Some of Madagascar’s best beaches (and snorkeling) are found at offshore islets. On the east coast, just south of Ile Sainte Marie, head to Ile Aux Nattes (keep your eyes seaward for migrating whales during the summer), then make your way north to the tropical isles of Nosy Be (Andilana beach is a favorite) and Nosy Tanikely, where the attractive beach borders a reef-rich marine preserve.
A favorite stop on nature tours, the Berenty Private Reserve near Fort Dauphin is (by Malagasy standards) an easy-to-see treasure trove of wildlife. The broad trails are mostly flat, the guides are top notch, and the reserve’s dry woodlands and bush are home not only to troops of lemurs (ringtails, browns, and Verreaux’ sifakas among them) but an amazing variety of birds (including the white-browed owl) – as well as the Madagascar fruit bat. And rest easy: The reserve is also the site of one of the island’s more pleasant lodges.
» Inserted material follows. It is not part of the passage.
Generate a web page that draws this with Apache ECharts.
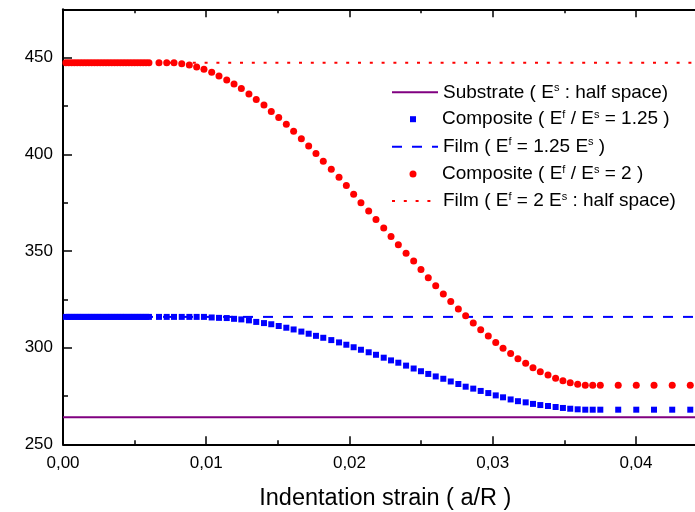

The lilting sounds of the rich Malagasy musical heritage burst onto the world music scene in the early 1990s with the release of a CD, A World Out of Time, that featured some of the island’s finest musicians. The music, centered on dance rhythms that borrow from both the African mainland and Indonesia, is hauntingly lovely – especially in the hands of such masters as Rossy, D’Gary, and the group Tarika Sammy.